Shield trees are seen occasionally in the Sydney bush. A substantial piece of bark would be cut out of a tree and used as a shield or tray. A visible "scar" was thus left behind, which could vary considerably in size, some being quite large.

Restricted areas, or sacred sites, are usually of a spiritual nature and were restricted to adult males and, in some cases, women. These sites could include ceremonial sites, bora grounds, men's sites and women's birthing sites.
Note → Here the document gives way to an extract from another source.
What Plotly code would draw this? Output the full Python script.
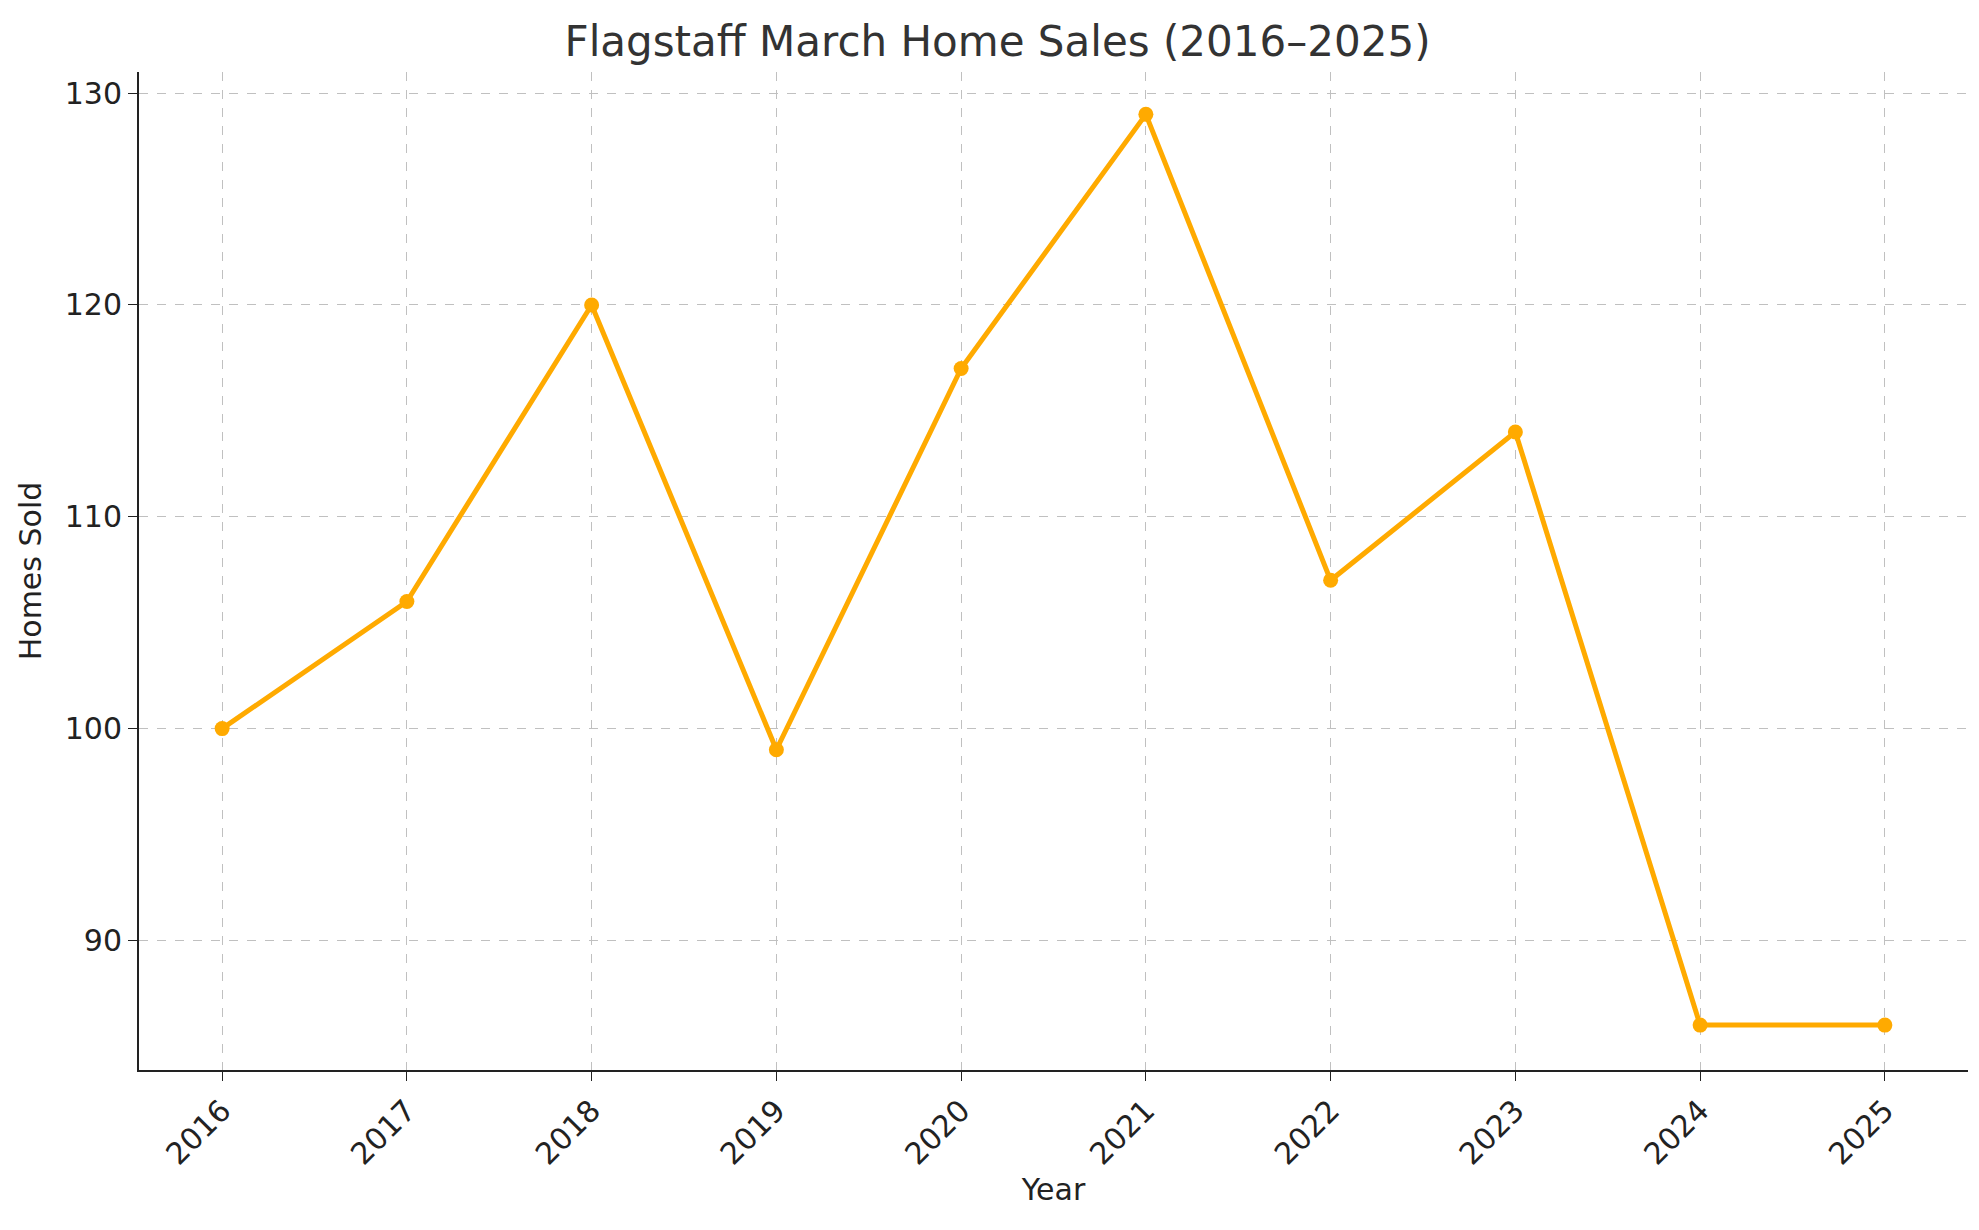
import plotly.graph_objects as go

years = [2016, 2017, 2018, 2019, 2020, 2021, 2022, 2023, 2024, 2025]
homes_sold = [100, 106, 120, 99, 117, 129, 107, 114, 86, 86]

fig = go.Figure(go.Scatter(
    x=years, y=homes_sold, mode="lines+markers",
    line=dict(color="#FFAA00", width=5),
    marker=dict(color="#FFAA00", size=15),
))
grid = dict(showgrid=True, gridcolor="#c0c0c0", griddash="dash", gridwidth=1.3,
            showline=True, linecolor="#222", linewidth=2, ticks="outside",
            ticklen=9, tickcolor="#222", zeroline=False,
            tickfont=dict(size=30, color="#222"))
fig.update_layout(
    width=1979, height=1230, plot_bgcolor="white", paper_bgcolor="white",
    font=dict(family="DejaVu Sans", color="#222"),
    title=dict(text="Flagstaff March Home Sales (2016–2025)", x=0.5, xanchor="center",
               y=0.985, yanchor="top", font=dict(size=42, color="#333")),
    margin=dict(l=131, r=19, t=64, b=168),
    showlegend=False,
)
fig.update_xaxes(**grid, range=[2015.55, 2025.45], tickvals=years, tickangle=-45,
                 title=dict(text="Year", font=dict(size=30), standoff=8))
fig.update_yaxes(**grid, range=[83.88, 131.0], tickvals=[90, 100, 110, 120, 130],
                 title=dict(text="Homes Sold", font=dict(size=30), standoff=14))
fig.write_html("out.html")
Many of the sites are on the (now defunct) Register of the National Estate.

==Types of sites==
It is necessary to distinguish between occupation sites and sacred sites. Not all Aboriginal sites are "sacred sites"; the reality is more complex. Before the colonisation of Australia, most Indigenous sites were occupation sites, which were used by all members of a tribe. Sacred sites, on the other hand, were restricted to adult males, except for certain women's sites. In more recent times, all Indigenous sites have become known as sacred sites; those that were previously known as sacred sites are now known as restricted sites.

==Imitations==
There are also a number of imitation sites, in which Europeans created imitations of Aboriginal art, usually in the form of rock carvings. One of the most prominent examples is a large carving of a kangaroo alongside a walking track at Grotto Point, in the Sydney Harbour National Park. This has been known for some time to be an imitation.

==Examples==
- Appletree Aboriginal Area, 75 km north-west of Newcastle. A group of rock shelters with hand stencils and paintings of human figures. Listed on the Register of the National Estate.
- Baiame Cave, Milbrodale. A large rock shelter with paintings of a human figure plus objects like boomerangs. Listed on the Register of the National Estate.
- Bondi Golf Course, North Bondi. Contains a group of rock carvings. (A nearby group of carvings is thought to have been done by Portuguese sailors in the 18th century.)
- Brisbane Water National Park, Central Coast. The park contains many Aboriginal sites, notable Bulgandry on the Woy Woy Road, with many rock carvings.
- Garigal National Park, Sydney. A large group of rock carvings is located near Bantry Bay.
- Heathcote National Park, south of Sydney. Various sites are known, including a shield tree west of the Bullawarring Track, adjacent to an occupation cave, plus a group of charcoal drawings alongside Myuna Creek.
- Kings Tableland Aboriginal Site, Wentworth Falls. A rocky knoll is topped by a group of large grinding grooves, plus carved images of wallaby and emu tracks. On the eastern side of the hill there is an occupation cave.
- Koonadan Historic Site, a Wiradjuri ceremonial and burial site in the Riverina region of southern NSW.
- Ku-ring-gai Chase National Park, north of Sydney. Contains many sites, notably those along the Basin Track, the Echidna Track, the Cowan Track and the Red Hand Track.
- Mootwingee Aboriginal Site, western New South Wales. Secure waterholes made this an area for Aboriginal life. Contains galleries of paintings and carvings. On the Register of the National Estate.
- Mungo National Park, western New South Wales, contains the oldest known remains of humans in Australia, dating back 40,000 years, plus artifacts, tools, fireplaces and hearths.
- Muogamarra Nature Reserve, Hawkesbury River area, contains numerous sites including carvings and grinding grooves.
- Mutawintji Historic Site, north-east of Broken Hill, contains excellent collection of rock art. Access is restricted to guided tours.
- Mutawintji National Park, north-east of Broken Hill, contains galleries of rock art and paintings.
- Red Hands Cave, Blue Mountains National Park, outside Glenbrook, contains large collection of hand stencils.
- Stonewoman Aboriginal Area, Inverell area, features Tingha Stonewoman rock formation, a teaching and ceremonial site.
- Tamarama, Sydney. A large carving of a whale and fish is located beside the path from Bondi Beach to Tamarama.
- Wollemi National Park, north of the Blue Mountains, contains many Aboriginal sites, notably at Eagles Reach Cave, discovered by bushwalkers in 1995.